The ability to identify underlying genetic causes in disorders of sexual development has several clinical implications: establishing a definitive diagnosis, providing more accurate genetic counseling (especially for female carriers), and allowing for potential prenatal screening [15]. In addition, prognosis may be different according to whether a PAIS mutation is identified. Data from the International Disorders of Sex Development Registry suggests that boys with genetically confirmed PAIS are likely to have poorer clinical outcome (e.g., multiple surgeries) than those without a detectable mutation [16].

Whole-exome sequencing has dramatically accelerated the pace of elucidating novel, disease-causing genes, in particular, for rare Mendelian disorders [17]. However, the overall diagnosis rate remains low [18]. One possible explanation is that pathogenic mutations lie in noncoding regions more frequently than currently recognized.

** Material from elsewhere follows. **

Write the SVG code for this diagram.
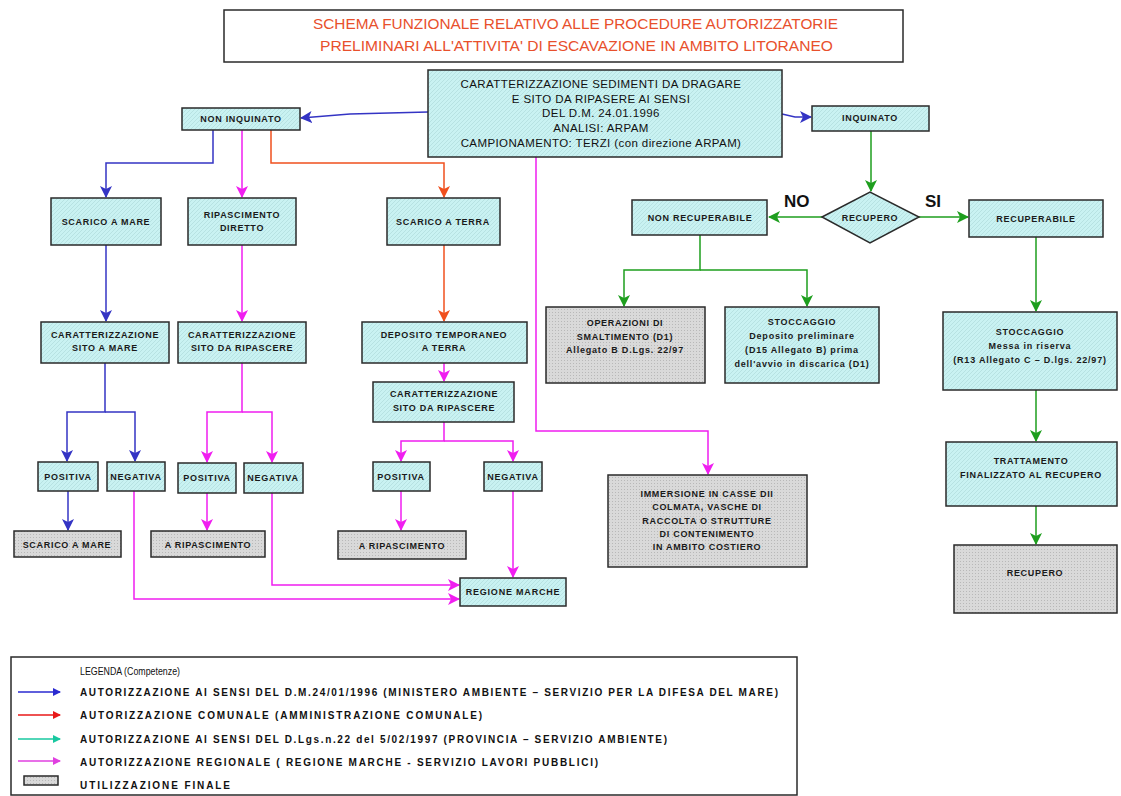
<svg xmlns="http://www.w3.org/2000/svg" width="1121" height="796" viewBox="0 0 1121 796">
<defs>
<pattern id="hc" width="4" height="4" patternUnits="userSpaceOnUse"><rect width="4" height="4" fill="#c9f2f2"/><path d="M0,4 L4,0" stroke="#b3dede" stroke-width="0.8"/></pattern>
<pattern id="hg" width="3" height="3" patternUnits="userSpaceOnUse"><rect width="3" height="3" fill="#d9d9d9"/><rect x="0" y="0" width="1" height="1" fill="#b8b8b8"/></pattern>
<marker id="aB" markerUnits="userSpaceOnUse" markerWidth="12" markerHeight="12" refX="11" refY="6" orient="auto"><path d="M0,0 L12,6 L0,12 L3,6 z" fill="#3434c4"/></marker>
<marker id="aM" markerUnits="userSpaceOnUse" markerWidth="12" markerHeight="12" refX="11" refY="6" orient="auto"><path d="M0,0 L12,6 L0,12 L3,6 z" fill="#f01ef0"/></marker>
<marker id="aO" markerUnits="userSpaceOnUse" markerWidth="12" markerHeight="12" refX="11" refY="6" orient="auto"><path d="M0,0 L12,6 L0,12 L3,6 z" fill="#f0501e"/></marker>
<marker id="aG" markerUnits="userSpaceOnUse" markerWidth="12" markerHeight="12" refX="11" refY="6" orient="auto"><path d="M0,0 L12,6 L0,12 L3,6 z" fill="#1e9e1e"/></marker>
<marker id="lB" markerUnits="userSpaceOnUse" markerWidth="8" markerHeight="8" refX="7" refY="4" orient="auto"><path d="M0,0 L8,4 L0,8 z" fill="#2a2ad0"/></marker>
<marker id="lR" markerUnits="userSpaceOnUse" markerWidth="8" markerHeight="8" refX="7" refY="4" orient="auto"><path d="M0,0 L8,4 L0,8 z" fill="#e81818"/></marker>
<marker id="lT" markerUnits="userSpaceOnUse" markerWidth="8" markerHeight="8" refX="7" refY="4" orient="auto"><path d="M0,0 L8,4 L0,8 z" fill="#18c8a0"/></marker>
<marker id="lM" markerUnits="userSpaceOnUse" markerWidth="8" markerHeight="8" refX="7" refY="4" orient="auto"><path d="M0,0 L8,4 L0,8 z" fill="#e040e0"/></marker>
</defs>
<style>
.c{fill:url(#hc);stroke:#2a2a2a;stroke-width:1.5}
.g{fill:url(#hg);stroke:#2a2a2a;stroke-width:1.5}
.t{font-family:"Liberation Sans",Arial,sans-serif;font-size:9px;font-weight:bold;fill:#1a1a1a;text-anchor:middle;letter-spacing:0.7px}
.tl{font-family:"Liberation Sans",Arial,sans-serif;font-size:9px;font-weight:bold;fill:#1a1a1a;text-anchor:middle;letter-spacing:0.8px}
.tc{font-family:"Liberation Sans",Arial,sans-serif;font-size:11.5px;fill:#111;text-anchor:middle;letter-spacing:0.4px}
.ti{font-family:"Liberation Sans",Arial,sans-serif;font-size:14.5px;fill:#e8502c}
.lg{font-family:"Liberation Sans",Arial,sans-serif;font-size:10px;font-weight:bold;fill:#111}
.yn{font-family:"Liberation Sans",Arial,sans-serif;font-size:17px;font-weight:bold;fill:#111}
.b{fill:none;stroke:#3434c4;stroke-width:1.5;marker-end:url(#aB)}
.m{fill:none;stroke:#f01ef0;stroke-width:1.5;marker-end:url(#aM)}
.o{fill:none;stroke:#f0501e;stroke-width:1.5;marker-end:url(#aO)}
.gr{fill:none;stroke:#1e9e1e;stroke-width:1.5;marker-end:url(#aG)}
</style>
<rect width="1121" height="796" fill="#ffffff"/>

<g id="title">
<rect x="224" y="10" width="679" height="52" fill="#ffffff" stroke="#2a2a2a" stroke-width="1.5"/>
<text class="ti" x="313" y="29" textLength="525" lengthAdjust="spacingAndGlyphs">SCHEMA FUNZIONALE RELATIVO ALLE PROCEDURE AUTORIZZATORIE</text>
<text class="ti" x="320" y="51" textLength="513" lengthAdjust="spacingAndGlyphs">PRELIMINARI ALL'ATTIVITA' DI ESCAVAZIONE IN AMBITO LITORANEO</text>
</g>

<g id="connectors">
<path class="b" d="M428,112 L350,114 L301,118"/>
<path class="b" d="M782,114 L795,117 L811,117"/>
<path class="b" d="M213,130 V163 H106 V197"/>
<path class="b" d="M106,245 V321"/>
<path class="b" d="M105,363 V412 H67 V461"/>
<path class="b" d="M105,412 H135 V461"/>
<path class="b" d="M68,491 V530"/>
<path class="m" d="M242,130 V197"/>
<path class="m" d="M242,245 V321"/>
<path class="m" d="M242,363 V412 H207 V462"/>
<path class="m" d="M242,412 H272 V462"/>
<path class="m" d="M207,493 V530"/>
<path class="m" d="M134,491 V599 H459"/>
<path class="m" d="M272,493 V585 H459"/>
<path class="m" d="M444,363 V381"/>
<path class="m" d="M444,422 V441 H401 V461"/>
<path class="m" d="M444,441 H513 V461"/>
<path class="m" d="M401,491 V530"/>
<path class="m" d="M513,491 V577"/>
<path class="m" d="M536,157 V431 H708 V474"/>
<path class="o" d="M271,130 V163 H444 V197"/>
<path class="o" d="M444,245 V321"/>
<path class="gr" d="M871,131 V191"/>
<path class="gr" d="M822,217 H769"/>
<path class="gr" d="M919,217 H968"/>
<path class="gr" d="M700,235 V270 H624 V306"/>
<path class="gr" d="M700,270 H807 V306"/>
<path class="gr" d="M1036,237 V311"/>
<path class="gr" d="M1036,390 V441"/>
<path class="gr" d="M1036,506 V544"/>
</g>

<g id="n-central">
<rect class="c" x="428" y="70" width="354" height="87"/>
<text class="tc" x="601" y="88">CARATTERIZZAZIONE SEDIMENTI DA DRAGARE</text>
<text class="tc" x="601" y="103">E SITO DA RIPASERE AI SENSI</text>
<text class="tc" x="601" y="117">DEL D.M. 24.01.1996</text>
<text class="tc" x="601" y="132">ANALISI: ARPAM</text>
<text class="tc" x="601" y="147">CAMPIONAMENTO: TERZI (con direzione ARPAM)</text>
</g>
<g id="n-noninq"><rect class="c" x="182" y="108" width="118" height="22"/><text class="t" x="241" y="122">NON INQUINATO</text></g>
<g id="n-inq"><rect class="c" x="812" y="106" width="117" height="25"/><text class="t" x="870" y="121">INQUINATO</text></g>
<g id="n-scaricomare"><rect class="c" x="51" y="198" width="110" height="47"/><text class="t" x="106" y="225">SCARICO A MARE</text></g>
<g id="n-ripdiretto"><rect class="c" x="188" y="198" width="108" height="47"/><text class="t" x="242" y="218">RIPASCIMENTO</text><text class="t" x="242" y="231">DIRETTO</text></g>
<g id="n-scaricoterra"><rect class="c" x="387" y="198" width="113" height="47"/><text class="t" x="443" y="225">SCARICO A TERRA</text></g>
<g id="n-caratmare"><rect class="c" x="41" y="322" width="128" height="41"/><text class="t" x="105" y="338">CARATTERIZZAZIONE</text><text class="t" x="105" y="351">SITO A MARE</text></g>
<g id="n-caratrip"><rect class="c" x="178" y="322" width="128" height="41"/><text class="t" x="242" y="338">CARATTERIZZAZIONE</text><text class="t" x="242" y="351">SITO DA RIPASCERE</text></g>
<g id="n-deposito"><rect class="c" x="362" y="322" width="165" height="41"/><text class="t" x="444" y="338">DEPOSITO TEMPORANEO</text><text class="t" x="444" y="351">A TERRA</text></g>
<g id="n-caratrip3"><rect class="c" x="373" y="382" width="141" height="40"/><text class="t" x="444" y="397">CARATTERIZZAZIONE</text><text class="t" x="444" y="411">SITO DA RIPASCERE</text></g>
<g id="n-pos1"><rect class="c" x="38" y="462" width="60" height="29"/><text class="tl" x="68" y="480">POSITIVA</text></g>
<g id="n-neg1"><rect class="c" x="107" y="462" width="58" height="29"/><text class="tl" x="136" y="480">NEGATIVA</text></g>
<g id="n-pos2"><rect class="c" x="178" y="463" width="58" height="30"/><text class="tl" x="207" y="481">POSITIVA</text></g>
<g id="n-neg2"><rect class="c" x="244" y="463" width="59" height="30"/><text class="tl" x="273" y="481">NEGATIVA</text></g>
<g id="n-pos3"><rect class="c" x="373" y="462" width="57" height="29"/><text class="tl" x="401" y="480">POSITIVA</text></g>
<g id="n-neg3"><rect class="c" x="484" y="462" width="58" height="29"/><text class="tl" x="513" y="480">NEGATIVA</text></g>
<g id="n-fin-scaricomare"><rect class="g" x="14" y="531" width="107" height="26"/><text class="t" x="67" y="548">SCARICO A MARE</text></g>
<g id="n-fin-rip2"><rect class="g" x="151" y="531" width="114" height="26"/><text class="t" x="208" y="548">A RIPASCIMENTO</text></g>
<g id="n-fin-rip3"><rect class="g" x="338" y="531" width="128" height="28"/><text class="t" x="402" y="549">A RIPASCIMENTO</text></g>
<g id="n-regione"><rect class="c" x="460" y="578" width="106" height="28"/><text class="tl" x="513" y="595">REGIONE MARCHE</text></g>
<g id="n-immersione"><rect class="g" x="608" y="475" width="199" height="92"/>
<text class="t" x="707" y="497">IMMERSIONE IN CASSE DII</text>
<text class="t" x="707" y="510">COLMATA, VASCHE DI</text>
<text class="t" x="707" y="524">RACCOLTA O STRUTTURE</text>
<text class="t" x="707" y="537">DI CONTENIMENTO</text>
<text class="t" x="707" y="550">IN AMBITO COSTIERO</text></g>
<g id="n-nonrecup"><rect class="c" x="632" y="200" width="135" height="35"/><text class="t" x="700" y="221">NON RECUPERABILE</text></g>
<g id="n-recupero-dec"><polygon class="c" points="822,217 870,192 919,217 870,243"/><text class="t" x="870" y="221">RECUPERO</text></g>
<g id="n-recuperabile"><rect class="c" x="969" y="200" width="134" height="37"/><text class="t" x="1036" y="222">RECUPERABILE</text></g>
<g id="n-operazioni"><rect class="g" x="546" y="307" width="159" height="76"/>
<text class="t" x="625" y="326">OPERAZIONI DI</text>
<text class="t" x="625" y="340">SMALTIMENTO (D1)</text>
<text class="tl" x="625" y="353">Allegato B  D.Lgs. 22/97</text></g>
<g id="n-stocc-mid"><rect class="c" x="725" y="307" width="154" height="76"/>
<text class="t" x="802" y="325">STOCCAGGIO</text>
<text class="tl" x="802" y="339">Deposito preliminare</text>
<text class="tl" x="802" y="353">(D15 Allegato B) prima</text>
<text class="tl" x="802" y="367">dell'avvio in discarica (D1)</text></g>
<g id="n-stocc-right"><rect class="c" x="943" y="312" width="174" height="78"/>
<text class="t" x="1030" y="335">STOCCAGGIO</text>
<text class="tl" x="1030" y="349">Messa in riserva</text>
<text class="tl" x="1030" y="363">(R13 Allegato C – D.lgs. 22/97)</text></g>
<g id="n-trattamento"><rect class="c" x="946" y="442" width="171" height="64"/>
<text class="t" x="1031" y="464">TRATTAMENTO</text>
<text class="t" x="1031" y="478">FINALIZZATO AL RECUPERO</text></g>
<g id="n-recupero"><rect class="g" x="954" y="545" width="163" height="68"/><text class="t" x="1035" y="576">RECUPERO</text></g>

<text class="yn" x="784" y="207">NO</text>
<text class="yn" x="925" y="207">SI</text>

<g id="legend">
<rect x="11" y="657" width="786" height="138" fill="#ffffff" stroke="#2a2a2a" stroke-width="1.5"/>
<text class="lg" x="80" y="675" textLength="100" lengthAdjust="spacingAndGlyphs" style="font-weight:normal">LEGENDA (Competenze)</text>
<line x1="18" y1="692" x2="60" y2="692" stroke="#2a2ad0" stroke-width="1.5" marker-end="url(#lB)"/>
<line x1="18" y1="715" x2="60" y2="715" stroke="#e81818" stroke-width="1.5" marker-end="url(#lR)"/>
<line x1="18" y1="739" x2="60" y2="739" stroke="#18c8a0" stroke-width="1.5" marker-end="url(#lT)"/>
<line x1="18" y1="761" x2="60" y2="761" stroke="#e040e0" stroke-width="1.5" marker-end="url(#lM)"/>
<rect x="24" y="776" width="34" height="9" class="g"/>
<text class="lg" x="80" y="696" textLength="698" lengthAdjust="spacing">AUTORIZZAZIONE  AI SENSI DEL D.M.24/01/1996 (MINISTERO AMBIENTE – SERVIZIO PER LA DIFESA DEL MARE)</text>
<text class="lg" x="80" y="719" textLength="402" lengthAdjust="spacing">AUTORIZZAZIONE COMUNALE (AMMINISTRAZIONE COMUNALE)</text>
<text class="lg" x="80" y="743" textLength="587" lengthAdjust="spacing">AUTORIZZAZIONE AI SENSI DEL D.Lgs.n.22 del 5/02/1997 (PROVINCIA –  SERVIZIO AMBIENTE)</text>
<text class="lg" x="80" y="766" textLength="518" lengthAdjust="spacing">AUTORIZZAZIONE REGIONALE ( REGIONE MARCHE - SERVIZIO LAVORI PUBBLICI)</text>
<text class="lg" x="80" y="789" textLength="150" lengthAdjust="spacing">UTILIZZAZIONE FINALE</text>
</g>
</svg>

Although the disease-causing mutation we identified is embedded deep in intron 1 of the AR canonical transcript NM_000044, it is in close proximity to exon 1 of the AR alternative transcript NM_001011645, which is a targeted region of the SureSelect kit; this allowed us to capture this mutation.

This study indirectly demonstrates the potential importance of using whole-genome sequencing to identify genetic causes of diseases. For example, whole-genome sequencing was essential in dissecting X-linked reticulate pigmentary disorder [19].

Alternatively, a custom next-generation sequencing kit could be the recommendable technique specifically for AR intronic mutations if the kit includes the introns of the AR gene. Such a kit has been described: Haloplex protocol (Agilent) includes oligos spanning the chromosomal region ChrX:66,754,874–66,955,461 (hg19) [20, 21].

In summary, we identified a disease-causing intronic mutation in the Dallas Reifenstein family, a pedigree that includes several generations of men affected by PAIS. Our findings suggest that noncoding regions of AR should be suspected when no mutations can be found in coding regions.